Start of SOURCE EXCERPT
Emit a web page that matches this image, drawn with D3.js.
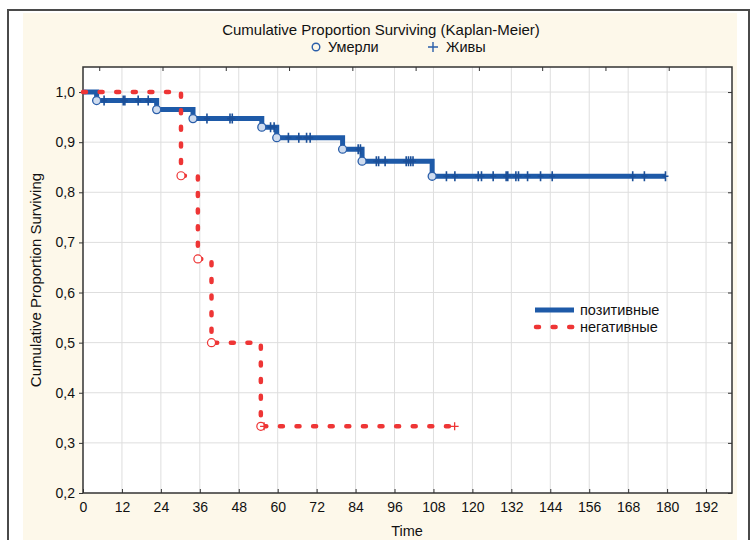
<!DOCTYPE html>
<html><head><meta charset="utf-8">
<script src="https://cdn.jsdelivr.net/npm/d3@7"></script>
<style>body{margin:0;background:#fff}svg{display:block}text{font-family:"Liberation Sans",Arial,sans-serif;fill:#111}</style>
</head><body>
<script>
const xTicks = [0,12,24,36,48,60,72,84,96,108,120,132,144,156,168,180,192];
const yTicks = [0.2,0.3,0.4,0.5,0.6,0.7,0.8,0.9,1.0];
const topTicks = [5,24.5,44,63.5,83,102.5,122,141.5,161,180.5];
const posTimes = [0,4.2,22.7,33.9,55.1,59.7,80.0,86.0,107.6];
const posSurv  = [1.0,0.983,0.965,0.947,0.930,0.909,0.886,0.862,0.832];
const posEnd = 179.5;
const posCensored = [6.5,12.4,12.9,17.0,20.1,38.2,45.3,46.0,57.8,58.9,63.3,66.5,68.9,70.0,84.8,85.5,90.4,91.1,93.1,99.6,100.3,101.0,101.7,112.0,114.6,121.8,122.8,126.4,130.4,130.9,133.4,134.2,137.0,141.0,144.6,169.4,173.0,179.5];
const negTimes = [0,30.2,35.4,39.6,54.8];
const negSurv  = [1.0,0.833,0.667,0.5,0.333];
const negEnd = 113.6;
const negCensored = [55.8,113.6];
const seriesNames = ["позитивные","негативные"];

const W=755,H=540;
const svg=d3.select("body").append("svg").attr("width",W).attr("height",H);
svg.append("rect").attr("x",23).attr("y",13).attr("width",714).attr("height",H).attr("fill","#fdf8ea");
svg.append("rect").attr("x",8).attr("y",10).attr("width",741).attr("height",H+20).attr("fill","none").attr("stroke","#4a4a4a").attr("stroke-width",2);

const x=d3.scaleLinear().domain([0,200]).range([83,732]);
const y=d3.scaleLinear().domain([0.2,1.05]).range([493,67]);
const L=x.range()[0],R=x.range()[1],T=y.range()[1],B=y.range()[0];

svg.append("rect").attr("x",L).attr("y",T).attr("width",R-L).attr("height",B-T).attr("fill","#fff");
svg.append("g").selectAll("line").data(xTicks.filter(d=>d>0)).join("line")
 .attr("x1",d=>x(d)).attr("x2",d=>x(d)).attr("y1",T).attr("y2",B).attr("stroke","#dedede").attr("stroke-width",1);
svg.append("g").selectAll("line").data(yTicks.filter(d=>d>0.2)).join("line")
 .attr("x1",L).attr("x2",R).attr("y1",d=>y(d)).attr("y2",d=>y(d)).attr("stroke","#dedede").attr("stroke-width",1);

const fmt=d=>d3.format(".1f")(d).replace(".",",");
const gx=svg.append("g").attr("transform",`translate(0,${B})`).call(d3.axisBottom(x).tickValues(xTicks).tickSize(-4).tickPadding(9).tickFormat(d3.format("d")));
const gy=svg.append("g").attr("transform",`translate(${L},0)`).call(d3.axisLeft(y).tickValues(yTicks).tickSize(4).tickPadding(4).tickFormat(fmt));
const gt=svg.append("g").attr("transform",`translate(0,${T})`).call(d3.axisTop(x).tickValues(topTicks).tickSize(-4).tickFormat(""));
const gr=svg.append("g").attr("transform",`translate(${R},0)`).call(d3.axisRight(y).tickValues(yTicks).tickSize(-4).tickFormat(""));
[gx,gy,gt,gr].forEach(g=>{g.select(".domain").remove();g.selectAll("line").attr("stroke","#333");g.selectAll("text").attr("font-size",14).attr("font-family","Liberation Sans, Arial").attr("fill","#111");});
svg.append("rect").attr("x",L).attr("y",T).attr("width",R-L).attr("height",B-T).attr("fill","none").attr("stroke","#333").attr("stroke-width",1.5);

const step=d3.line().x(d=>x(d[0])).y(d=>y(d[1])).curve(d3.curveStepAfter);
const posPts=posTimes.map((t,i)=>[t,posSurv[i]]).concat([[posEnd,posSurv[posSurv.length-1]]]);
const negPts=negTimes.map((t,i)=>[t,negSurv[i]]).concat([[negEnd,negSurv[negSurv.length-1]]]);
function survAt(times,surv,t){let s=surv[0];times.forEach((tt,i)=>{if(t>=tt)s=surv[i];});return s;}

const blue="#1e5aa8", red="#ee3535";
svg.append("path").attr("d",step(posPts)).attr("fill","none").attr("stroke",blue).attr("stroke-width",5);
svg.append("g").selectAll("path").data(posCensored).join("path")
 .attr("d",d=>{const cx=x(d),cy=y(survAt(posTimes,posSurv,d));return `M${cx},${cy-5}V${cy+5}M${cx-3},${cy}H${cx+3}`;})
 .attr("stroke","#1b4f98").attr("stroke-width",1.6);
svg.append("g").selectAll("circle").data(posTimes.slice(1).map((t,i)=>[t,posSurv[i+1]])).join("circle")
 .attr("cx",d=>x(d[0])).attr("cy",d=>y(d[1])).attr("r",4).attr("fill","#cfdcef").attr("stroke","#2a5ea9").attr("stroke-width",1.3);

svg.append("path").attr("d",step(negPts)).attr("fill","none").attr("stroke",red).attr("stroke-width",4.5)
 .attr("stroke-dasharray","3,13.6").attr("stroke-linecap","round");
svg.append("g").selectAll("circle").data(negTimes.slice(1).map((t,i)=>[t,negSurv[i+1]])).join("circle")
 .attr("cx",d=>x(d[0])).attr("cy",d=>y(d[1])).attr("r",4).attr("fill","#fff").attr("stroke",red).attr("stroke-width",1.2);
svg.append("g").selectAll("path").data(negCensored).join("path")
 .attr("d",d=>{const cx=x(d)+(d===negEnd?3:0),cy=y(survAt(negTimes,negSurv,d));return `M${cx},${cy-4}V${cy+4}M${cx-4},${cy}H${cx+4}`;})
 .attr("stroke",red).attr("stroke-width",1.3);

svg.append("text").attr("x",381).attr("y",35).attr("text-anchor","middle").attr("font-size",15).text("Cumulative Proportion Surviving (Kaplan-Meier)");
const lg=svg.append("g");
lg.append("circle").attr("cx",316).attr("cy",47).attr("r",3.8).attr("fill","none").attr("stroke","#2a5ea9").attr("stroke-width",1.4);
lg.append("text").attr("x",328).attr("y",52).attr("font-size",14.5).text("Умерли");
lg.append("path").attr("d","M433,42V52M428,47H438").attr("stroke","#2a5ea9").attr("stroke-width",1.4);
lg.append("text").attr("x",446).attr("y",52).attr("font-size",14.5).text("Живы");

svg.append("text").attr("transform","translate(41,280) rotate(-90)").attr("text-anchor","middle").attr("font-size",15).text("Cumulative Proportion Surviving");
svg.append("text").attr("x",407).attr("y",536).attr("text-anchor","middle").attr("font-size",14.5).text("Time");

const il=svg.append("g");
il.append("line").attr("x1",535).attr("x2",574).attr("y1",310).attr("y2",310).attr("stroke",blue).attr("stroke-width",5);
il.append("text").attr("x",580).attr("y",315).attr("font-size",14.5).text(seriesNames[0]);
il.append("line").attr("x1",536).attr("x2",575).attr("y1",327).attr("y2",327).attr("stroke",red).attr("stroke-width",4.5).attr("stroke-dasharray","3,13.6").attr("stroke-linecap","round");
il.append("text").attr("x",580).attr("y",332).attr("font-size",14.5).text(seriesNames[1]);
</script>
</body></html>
End of SOURCE EXCERPT
Please transcribe the material above exactly as written. Leave the pictures out.

[CORRECT RESULT]:
Emit a web page that matches this image, drawn with D3.js.
<!DOCTYPE html>
<html><head><meta charset="utf-8">
<script src="https://cdn.jsdelivr.net/npm/d3@7"></script>
<style>body{margin:0;background:#fff}svg{display:block}text{font-family:"Liberation Sans",Arial,sans-serif;fill:#111}</style>
</head><body>
<script>
const xTicks = [0,12,24,36,48,60,72,84,96,108,120,132,144,156,168,180,192];
const yTicks = [0.2,0.3,0.4,0.5,0.6,0.7,0.8,0.9,1.0];
const topTicks = [5,24.5,44,63.5,83,102.5,122,141.5,161,180.5];
const posTimes = [0,4.2,22.7,33.9,55.1,59.7,80.0,86.0,107.6];
const posSurv  = [1.0,0.983,0.965,0.947,0.930,0.909,0.886,0.862,0.832];
const posEnd = 179.5;
const posCensored = [6.5,12.4,12.9,17.0,20.1,38.2,45.3,46.0,57.8,58.9,63.3,66.5,68.9,70.0,84.8,85.5,90.4,91.1,93.1,99.6,100.3,101.0,101.7,112.0,114.6,121.8,122.8,126.4,130.4,130.9,133.4,134.2,137.0,141.0,144.6,169.4,173.0,179.5];
const negTimes = [0,30.2,35.4,39.6,54.8];
const negSurv  = [1.0,0.833,0.667,0.5,0.333];
const negEnd = 113.6;
const negCensored = [55.8,113.6];
const seriesNames = ["позитивные","негативные"];

const W=755,H=540;
const svg=d3.select("body").append("svg").attr("width",W).attr("height",H);
svg.append("rect").attr("x",23).attr("y",13).attr("width",714).attr("height",H).attr("fill","#fdf8ea");
svg.append("rect").attr("x",8).attr("y",10).attr("width",741).attr("height",H+20).attr("fill","none").attr("stroke","#4a4a4a").attr("stroke-width",2);

const x=d3.scaleLinear().domain([0,200]).range([83,732]);
const y=d3.scaleLinear().domain([0.2,1.05]).range([493,67]);
const L=x.range()[0],R=x.range()[1],T=y.range()[1],B=y.range()[0];

svg.append("rect").attr("x",L).attr("y",T).attr("width",R-L).attr("height",B-T).attr("fill","#fff");
svg.append("g").selectAll("line").data(xTicks.filter(d=>d>0)).join("line")
 .attr("x1",d=>x(d)).attr("x2",d=>x(d)).attr("y1",T).attr("y2",B).attr("stroke","#dedede").attr("stroke-width",1);
svg.append("g").selectAll("line").data(yTicks.filter(d=>d>0.2)).join("line")
 .attr("x1",L).attr("x2",R).attr("y1",d=>y(d)).attr("y2",d=>y(d)).attr("stroke","#dedede").attr("stroke-width",1);

const fmt=d=>d3.format(".1f")(d).replace(".",",");
const gx=svg.append("g").attr("transform",`translate(0,${B})`).call(d3.axisBottom(x).tickValues(xTicks).tickSize(-4).tickPadding(9).tickFormat(d3.format("d")));
const gy=svg.append("g").attr("transform",`translate(${L},0)`).call(d3.axisLeft(y).tickValues(yTicks).tickSize(4).tickPadding(4).tickFormat(fmt));
const gt=svg.append("g").attr("transform",`translate(0,${T})`).call(d3.axisTop(x).tickValues(topTicks).tickSize(-4).tickFormat(""));
const gr=svg.append("g").attr("transform",`translate(${R},0)`).call(d3.axisRight(y).tickValues(yTicks).tickSize(-4).tickFormat(""));
[gx,gy,gt,gr].forEach(g=>{g.select(".domain").remove();g.selectAll("line").attr("stroke","#333");g.selectAll("text").attr("font-size",14).attr("font-family","Liberation Sans, Arial").attr("fill","#111");});
svg.append("rect").attr("x",L).attr("y",T).attr("width",R-L).attr("height",B-T).attr("fill","none").attr("stroke","#333").attr("stroke-width",1.5);

const step=d3.line().x(d=>x(d[0])).y(d=>y(d[1])).curve(d3.curveStepAfter);
const posPts=posTimes.map((t,i)=>[t,posSurv[i]]).concat([[posEnd,posSurv[posSurv.length-1]]]);
const negPts=negTimes.map((t,i)=>[t,negSurv[i]]).concat([[negEnd,negSurv[negSurv.length-1]]]);
function survAt(times,surv,t){let s=surv[0];times.forEach((tt,i)=>{if(t>=tt)s=surv[i];});return s;}

const blue="#1e5aa8", red="#ee3535";
svg.append("path").attr("d",step(posPts)).attr("fill","none").attr("stroke",blue).attr("stroke-width",5);
svg.append("g").selectAll("path").data(posCensored).join("path")
 .attr("d",d=>{const cx=x(d),cy=y(survAt(posTimes,posSurv,d));return `M${cx},${cy-5}V${cy+5}M${cx-3},${cy}H${cx+3}`;})
 .attr("stroke","#1b4f98").attr("stroke-width",1.6);
svg.append("g").selectAll("circle").data(posTimes.slice(1).map((t,i)=>[t,posSurv[i+1]])).join("circle")
 .attr("cx",d=>x(d[0])).attr("cy",d=>y(d[1])).attr("r",4).attr("fill","#cfdcef").attr("stroke","#2a5ea9").attr("stroke-width",1.3);

svg.append("path").attr("d",step(negPts)).attr("fill","none").attr("stroke",red).attr("stroke-width",4.5)
 .attr("stroke-dasharray","3,13.6").attr("stroke-linecap","round");
svg.append("g").selectAll("circle").data(negTimes.slice(1).map((t,i)=>[t,negSurv[i+1]])).join("circle")
 .attr("cx",d=>x(d[0])).attr("cy",d=>y(d[1])).attr("r",4).attr("fill","#fff").attr("stroke",red).attr("stroke-width",1.2);
svg.append("g").selectAll("path").data(negCensored).join("path")
 .attr("d",d=>{const cx=x(d)+(d===negEnd?3:0),cy=y(survAt(negTimes,negSurv,d));return `M${cx},${cy-4}V${cy+4}M${cx-4},${cy}H${cx+4}`;})
 .attr("stroke",red).attr("stroke-width",1.3);

svg.append("text").attr("x",381).attr("y",35).attr("text-anchor","middle").attr("font-size",15).text("Cumulative Proportion Surviving (Kaplan-Meier)");
const lg=svg.append("g");
lg.append("circle").attr("cx",316).attr("cy",47).attr("r",3.8).attr("fill","none").attr("stroke","#2a5ea9").attr("stroke-width",1.4);
lg.append("text").attr("x",328).attr("y",52).attr("font-size",14.5).text("Умерли");
lg.append("path").attr("d","M433,42V52M428,47H438").attr("stroke","#2a5ea9").attr("stroke-width",1.4);
lg.append("text").attr("x",446).attr("y",52).attr("font-size",14.5).text("Живы");

svg.append("text").attr("transform","translate(41,280) rotate(-90)").attr("text-anchor","middle").attr("font-size",15).text("Cumulative Proportion Surviving");
svg.append("text").attr("x",407).attr("y",536).attr("text-anchor","middle").attr("font-size",14.5).text("Time");

const il=svg.append("g");
il.append("line").attr("x1",535).attr("x2",574).attr("y1",310).attr("y2",310).attr("stroke",blue).attr("stroke-width",5);
il.append("text").attr("x",580).attr("y",315).attr("font-size",14.5).text(seriesNames[0]);
il.append("line").attr("x1",536).attr("x2",575).attr("y1",327).attr("y2",327).attr("stroke",red).attr("stroke-width",4.5).attr("stroke-dasharray","3,13.6").attr("stroke-linecap","round");
il.append("text").attr("x",580).attr("y",332).attr("font-size",14.5).text(seriesNames[1]);
</script>
</body></html>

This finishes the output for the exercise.